Prince Harry addresses Black Lives Matter during speech for Diana Awards

Prince Harry has addressed the importance of the Black Lives Matter movement and of dismantling institutional racism while delivering a virtual speech during the Diana Awards.

On Wednesday, on what would have been Princess Diana’s 59th birthday, the Duke of Sussex shared a video message for the award ceremony, which honours young people who follow in his late mother’s charitable footsteps.

“I am so incredibly proud to be part of these awards, as they honour the legacy of my mother and bring out the very best in people like you,” Prince Harry said. “You are all doing such incredible work and at a time of great uncertainty, you have found the power and inspiration inside of you to make a positive mark on the world. And I love that The Diana Award is able to help you do it.

"I know that my mother has been an inspiration to many of you, and I can assure you she would have been fighting in your corner. Like many of you, she never took the easy route or the popular one or the comfortable one.

“But she stood for something, and she stood up for people who needed it.”

The duke then addressed the Black Lives Matter movement and the “situations around the world where division, isolation and anger are dominating as pain and trauma come to the surface”.

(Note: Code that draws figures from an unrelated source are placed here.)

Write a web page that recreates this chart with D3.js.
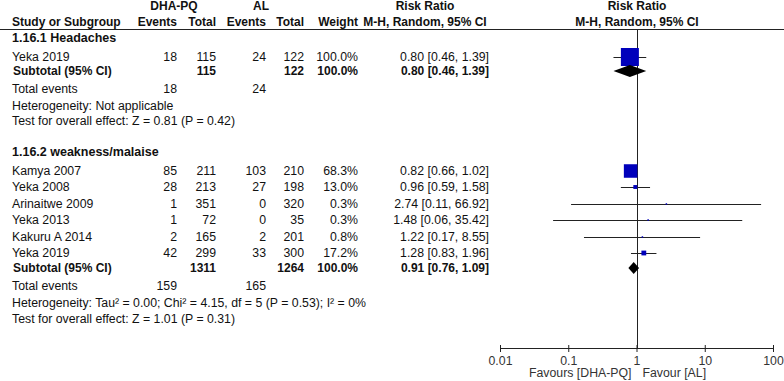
<!DOCTYPE html>
<html>
<head>
<meta charset="utf-8">
<script src="https://cdn.jsdelivr.net/npm/d3@7"></script>
<style>
  body { margin: 0; background: #fff; }
  svg { display: block; font-family: "Liberation Sans", Arial, sans-serif; }
</style>
</head>
<body>
<div id="chart"></div>
<script>
// subgroup 1: headaches
const studies1 = ["Yeka 2019"];
const dhaEvents1 = [18];
const dhaTotal1 = [115];
const alEvents1 = [24];
const alTotal1 = [122];
const weights1 = [100.0];
const rr1 = [0.80];
const lo1 = [0.46];
const hi1 = [1.39];
const sub1 = { dhaTotal: 115, alTotal: 122, weight: "100.0%", rr: 0.80, lo: 0.46, hi: 1.39, dhaEv: 18, alEv: 24 };

// subgroup 2: weakness/malaise
const studies2 = ["Kamya 2007", "Yeka 2008", "Arinaitwe 2009", "Yeka 2013", "Kakuru A 2014", "Yeka 2019"];
const dhaEvents2 = [85, 28, 1, 1, 2, 42];
const dhaTotal2 = [211, 213, 351, 72, 165, 299];
const alEvents2 = [103, 27, 0, 0, 2, 33];
const alTotal2 = [210, 198, 320, 35, 201, 300];
const weights2 = [68.3, 13.0, 0.3, 0.3, 0.8, 17.2];
const rr2 = [0.82, 0.96, 2.74, 1.48, 1.22, 1.28];
const lo2 = [0.66, 0.59, 0.11, 0.06, 0.17, 0.83];
const hi2 = [1.02, 1.58, 66.92, 35.42, 8.55, 1.96];
const sub2 = { dhaTotal: 1311, alTotal: 1264, weight: "100.0%", rr: 0.91, lo: 0.76, hi: 1.09, dhaEv: 159, alEv: 165 };

const axisTicks = [0.01, 0.1, 1, 10, 100];
const tickLabels = ["0.01", "0.1", "1", "10", "100"];

const width = 784, height = 381;
const fmt = d3.format(".2f");

const svg = d3.select("#chart").append("svg")
  .attr("width", width).attr("height", height);

const x = d3.scaleLog().domain([0.01, 100]).range([500, 773]);

// right edges of the table columns
const col = { dhaEv: 177, dhaTot: 216, alEv: 266, alTot: 304, weight: 358, ci: 489 };

function txt(xp, yp, s, opts = {}) {
  return svg.append("text")
    .attr("x", xp).attr("y", yp)
    .attr("dy", "0.35em")
    .attr("text-anchor", opts.anchor || "start")
    .attr("font-size", opts.size || (opts.bold ? 12 : 12.3))
    .attr("font-weight", opts.bold ? "bold" : "normal")
    .attr("fill", opts.fill || "#111")
    .text(s);
}

// header
txt(174, 6, "DHA-PQ", { anchor: "middle", bold: true });
txt(261, 6, "AL", { anchor: "middle", bold: true });
txt(425, 6, "Risk Ratio", { anchor: "middle", bold: true });
txt(637, 6, "Risk Ratio", { anchor: "middle", bold: true });
txt(12, 22, "Study or Subgroup", { bold: true });
txt(col.dhaEv, 22, "Events", { anchor: "end", bold: true });
txt(col.dhaTot, 22, "Total", { anchor: "end", bold: true });
txt(col.alEv, 22, "Events", { anchor: "end", bold: true });
txt(col.alTot, 22, "Total", { anchor: "end", bold: true });
txt(col.weight, 22, "Weight", { anchor: "end", bold: true });
txt(425, 22, "M-H, Random, 95% CI", { anchor: "middle", bold: true });
txt(637, 22, "M-H, Random, 95% CI", { anchor: "middle", bold: true });

svg.append("line")
  .attr("x1", 0).attr("x2", width).attr("y1", 29.5).attr("y2", 29.5)
  .attr("stroke", "#222").attr("stroke-width", 1);

// line of no effect
svg.append("line")
  .attr("x1", Math.round(x(1)) + 0.5).attr("x2", Math.round(x(1)) + 0.5)
  .attr("y1", 30).attr("y2", 348)
  .attr("stroke", "#222").attr("stroke-width", 1);

function studyRow(yp, name, de, dt, ae, at, w, r, l, h) {
  txt(12, yp, name);
  txt(col.dhaEv, yp, de, { anchor: "end" });
  txt(col.dhaTot, yp, dt, { anchor: "end" });
  txt(col.alEv, yp, ae, { anchor: "end" });
  txt(col.alTot, yp, at, { anchor: "end" });
  txt(col.weight, yp, w.toFixed(1) + "%", { anchor: "end" });
  txt(col.ci, yp, fmt(r) + " [" + fmt(l) + ", " + fmt(h) + "]", { anchor: "end" });

  const cx = x(Math.max(r, 0.01));
  svg.append("line")
    .attr("x1", x(Math.max(l, 0.01))).attr("x2", x(Math.min(h, 100)))
    .attr("y1", yp + 0.5).attr("y2", yp + 0.5)
    .attr("stroke", "#222").attr("stroke-width", 1);
  // square area grows with study weight
  const s = Math.max(1.5, 18 * Math.pow(w / 100, 0.75));
  svg.append("rect")
    .attr("x", cx - s / 2).attr("y", yp - s / 2)
    .attr("width", s).attr("height", s)
    .attr("fill", "#0000bb");
}

function subtotalRow(yp, sub) {
  txt(13, yp, "Subtotal (95% CI)", { bold: true });
  txt(col.dhaTot, yp, sub.dhaTotal, { anchor: "end", bold: true });
  txt(col.alTot, yp, sub.alTotal, { anchor: "end", bold: true });
  txt(col.weight, yp, sub.weight, { anchor: "end", bold: true });
  txt(col.ci, yp, fmt(sub.rr) + " [" + fmt(sub.lo) + ", " + fmt(sub.hi) + "]", { anchor: "end", bold: true });
  const hh = 6;
  const pts = [[x(sub.lo), yp], [x(sub.rr), yp - hh], [x(sub.hi), yp], [x(sub.rr), yp + hh]];
  svg.append("path")
    .attr("d", d3.line()(pts) + "Z")
    .attr("fill", "#000");
}

// subgroup 1
txt(12, 38, "1.16.1 Headaches", { bold: true, size: 12.5 });
const rows1Y = [57];
studies1.forEach((s, i) => studyRow(rows1Y[i], s, dhaEvents1[i], dhaTotal1[i], alEvents1[i], alTotal1[i], weights1[i], rr1[i], lo1[i], hi1[i]));
subtotalRow(71, sub1);
txt(12, 89, "Total events");
txt(col.dhaEv, 89, sub1.dhaEv, { anchor: "end" });
txt(col.alEv, 89, sub1.alEv, { anchor: "end" });
txt(12, 106, "Heterogeneity: Not applicable");
txt(12, 121, "Test for overall effect: Z = 0.81 (P = 0.42)");

// subgroup 2
txt(12, 152, "1.16.2 weakness/malaise", { bold: true, size: 12.5 });
const rows2Y = [171, 187, 204, 220, 237, 253];
studies2.forEach((s, i) => studyRow(rows2Y[i], s, dhaEvents2[i], dhaTotal2[i], alEvents2[i], alTotal2[i], weights2[i], rr2[i], lo2[i], hi2[i]));
subtotalRow(268, sub2);
txt(12, 286, "Total events");
txt(col.dhaEv, 286, sub2.dhaEv, { anchor: "end" });
txt(col.alEv, 286, sub2.alEv, { anchor: "end" });
txt(12, 303, "Heterogeneity: Tau\u00b2 = 0.00; Chi\u00b2 = 4.15, df = 5 (P = 0.53); I\u00b2 = 0%");
txt(12, 319, "Test for overall effect: Z = 1.01 (P = 0.31)");

// x axis
const axisY = 348;
const axis = svg.append("g")
  .attr("transform", "translate(0," + axisY + ")")
  .call(d3.axisBottom(x).tickValues(axisTicks).tickFormat((d, i) => tickLabels[i]).tickSize(4).tickPadding(4).tickSizeOuter(0));
axis.select(".domain").attr("stroke", "#222");
axis.selectAll(".tick line").attr("y1", -3).attr("y2", 4).attr("stroke", "#222");
axis.selectAll(".tick text")
  .attr("font-family", "'Liberation Sans', Arial, sans-serif")
  .attr("font-size", 12.3).attr("fill", "#333");

txt(x(1) - 5, 373, "Favours [DHA-PQ]", { anchor: "end", fill: "#333" });
txt(x(1) + 6, 373, "Favour [AL]", { fill: "#333" });
</script>
</body>
</html>
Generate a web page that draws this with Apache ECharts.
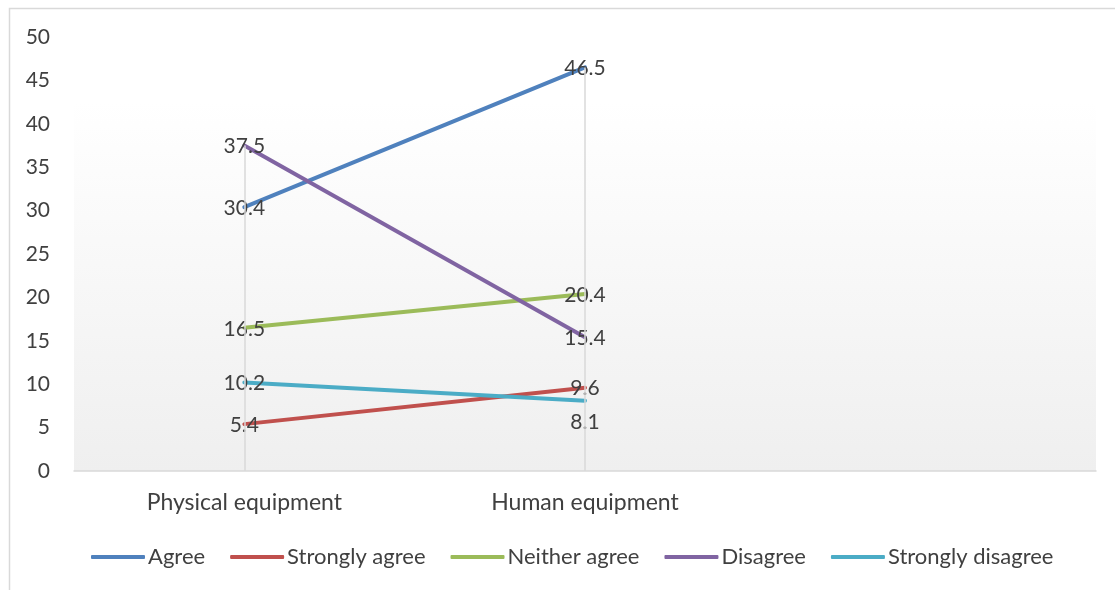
<!DOCTYPE html>
<html>
<head>
<meta charset="utf-8">
<script src="https://cdn.jsdelivr.net/npm/echarts@6/dist/echarts.min.js"></script>
<style>
  html, body { margin: 0; padding: 0; background: #fff; }
  #chart { width: 1115px; height: 590px; }
</style>
</head>
<body>
<div id="chart"></div>
<script>
// Survey responses per equipment type (percent)
const categories = ['Physical equipment', 'Human equipment', ''];
const seriesNames = ['Agree', 'Strongly agree', 'Neither agree', 'Disagree', 'Strongly disagree'];
const agree = [30.4, 46.5];
const stronglyAgree = [5.4, 9.6];
const neitherAgree = [16.5, 20.4];
const disagree = [37.5, 15.4];
const stronglyDisagree = [10.2, 8.1];
const yTicks = [0, 5, 10, 15, 20, 25, 30, 35, 40, 45, 50];

const colors = ['#4F81BD', '#C0504D', '#9BBB59', '#8064A2', '#4BACC6'];
const values = [agree, stronglyAgree, neitherAgree, disagree, stronglyDisagree];
const font = 'Lato, "Liberation Sans", sans-serif';

// Drop lines from the highest value of each category down to the axis
const dropLines = [0, 1].map(i => {
  const top = Math.max(...values.map(v => v[i]));
  return [{ coord: [i, top] }, { coord: [i, 0] }];
});

const series = [{
  type: 'line',
  data: [],
  silent: true,
  z: 1,
  markLine: {
    silent: true,
    symbol: 'none',
    label: { show: false },
    lineStyle: { color: '#d9d9d9', width: 1.5, type: 'solid' },
    data: dropLines
  }
}];

values.forEach((v, k) => {
  series.push({
    name: seriesNames[k],
    type: 'line',
    data: v.map((y, i) => {
      // the lower label at Human equipment sits beneath its point
      if (k === 4 && i === 1) {
        return { value: y, label: { position: 'bottom', distance: 10 } };
      }
      return y;
    }),
    z: 3,
    showSymbol: true,
    symbol: 'circle',
    symbolSize: 0,
    color: colors[k],
    lineStyle: { width: 4, color: colors[k], cap: 'round' },
    label: {
      show: true,
      position: 'inside',
      offset: [0, 1],
      color: '#404040',
      fontSize: 21,
      fontFamily: font
    }
  });
});

const chart = echarts.init(document.getElementById('chart'), null, { renderer: 'canvas' });
chart.setOption({
  animation: false,
  backgroundColor: '#ffffff',
  graphic: [{
    type: 'rect',
    shape: { x: 9.5, y: 8.5, width: 1200, height: 700 },
    style: { fill: 'none', stroke: '#d9d9d9', lineWidth: 1.5 },
    silent: true,
    z: -1
  }],
  grid: {
    left: 74, right: 19, top: 37, bottom: 119,
    show: true,
    borderWidth: 0,
    backgroundColor: {
      type: 'linear', x: 0, y: 0, x2: 0, y2: 1,
      colorStops: [
        { offset: 0, color: '#ffffff' },
        { offset: 0.15, color: '#ffffff' },
        { offset: 1, color: '#efefef' }
      ]
    }
  },
  legend: {
    top: 541,
    left: 86,
    itemWidth: 54,
    itemHeight: 4,
    itemGap: 25,
    icon: 'roundRect',
    data: seriesNames,
    textStyle: { color: '#404040', fontSize: 22, fontFamily: font, padding: [0, 0, 0, -2] }
  },
  xAxis: {
    type: 'category',
    data: categories,
    boundaryGap: true,
    axisLine: { lineStyle: { color: '#d9d9d9', width: 1.5 } },
    axisTick: { show: false },
    axisLabel: { color: '#404040', fontSize: 23, fontFamily: font, margin: 20 },
    splitLine: { show: false }
  },
  yAxis: {
    type: 'value',
    min: yTicks[0],
    max: yTicks[yTicks.length - 1],
    interval: yTicks[1] - yTicks[0],
    axisLine: { show: false },
    axisTick: { show: false },
    splitLine: { show: false },
    axisLabel: { color: '#404040', fontSize: 21, fontFamily: font, margin: 24 }
  },
  series: series
});
</script>
</body>
</html>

According to Prince Harry, both he and his wife Meghan Markle believe their generation and previous generations have not done enough to combat institutional racism, for which he apologised.

“My wife said recently that our generation and the ones before us haven't done enough to right the wrongs of the past," he said. "I too am sorry - sorry that we haven't got the world to a place you deserve it to be.

"Institutional racism has no place in our societies, yet it is still endemic. Unconscious bias must be acknowledged without blame to create a better world for all of you."

Prince Harry concluded his speech expressing his commitment to “being part of the solution and to being part of the change that you are all leading”.

“Now is the time and we know that you can do it," he added.

This is not the first time the royal couple has used their platform to speak out against racial discrimination in the aftermath of George Floyd’s death.

In June, Meghan addressed Floyd’s death during a virtual address to graduating students at her former high school, Immaculate Heart High School.

During her speech, the duchess said she was initially nervous about what to say, before realising the “only wrong thing to say is to say nothing.”

“Because George Floyd's life mattered, and Breonna Taylor's life mattered, and Philando Castile's life mattered, and Tamir Rice's life mattered, and so did so many other people whose names we know and whose names we don't know. Stephon Clark. His life mattered," she said. “The first thing I want to say to you is that I'm sorry.

“I'm so sorry you have to grow up in a world where this is still present."